Define getters/setters

We need accessors and setters so users can interact with this new property. We provide these accessors in both functional and property-based approaches. More details can be found in our class design document.

def get_bio_sample_information(self) -> Optional[biocframe.BiocFrame]:
    """Get biosample information.

    Returns:
        biosample information or None if not availabl.
    """
    return self._bio_sample_information

def set_bio_sample_information(
    self, bio_sample_information: Optional[biocframe.BiocFrame], in_place: bool = False
) -> "BioSampleSE":
    """Set new biosample information.

    Args:
        bio_sample_information:
            A new `BiocFrame` object containing biosample information.

        in_place:
            Whether to modify the ``BioSampleSE`` in place.

    Returns:
        A modified ``BioSampleSE`` object, either as a copy of the original
        or as a reference to the (in-place-modified) original.
    """
    _validate_bio_sample_information(bio_sample_info)

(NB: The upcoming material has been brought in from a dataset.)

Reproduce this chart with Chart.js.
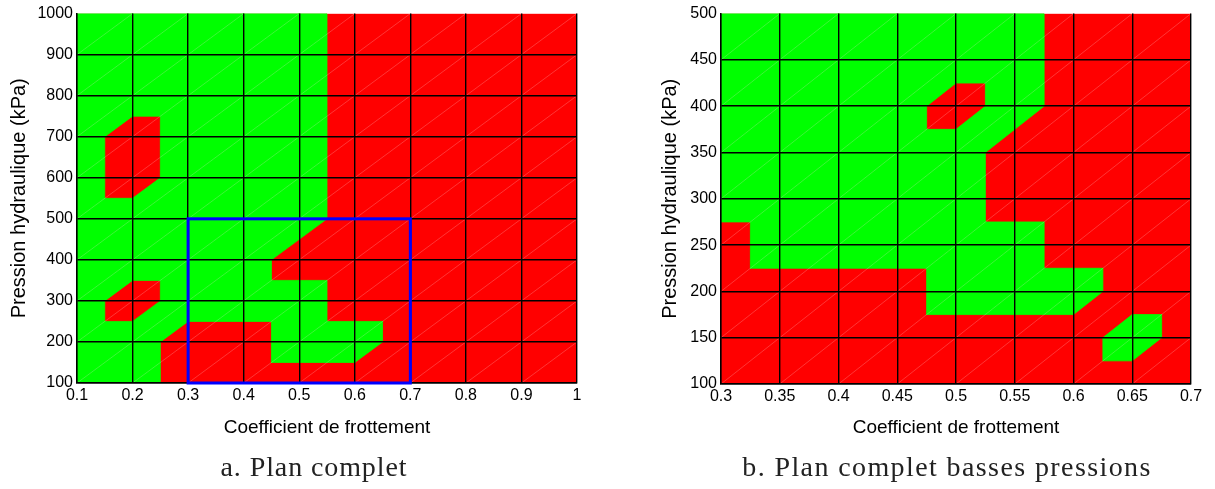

    output = self._define_output(in_place) # MAKES A SHALLOW COPY
    output._bio_sample_information = bio_sample_info
    return output

Additionally, let’s provide property-based accessors to the new attribute:

@property
def bio_sample_information(self) -> biocframe.BiocFrame:
    """Alias for :py:meth:`~get_bio_sample_info`."""
    return self.get_bio_sample_info()

@bio_sample_information.setter
def bio_sample_information(self, bio_sample_info: biocframe.BiocFrame) -> None:
    """Alias for :py:meth:`~set_bio_sample_info`."""
    warn(
        "Setting property 'bio_sample_information' is an in-place operation, use 'set_bio_sample_info' instead",
        UserWarning,
    )
    return self.set_bio_sample_information(row_ranges=row_ranges, in_place=True)

This allows users to easily access the new property using the dot notation on an instance, for example, obj.bio_sample_info provides access to the attribute.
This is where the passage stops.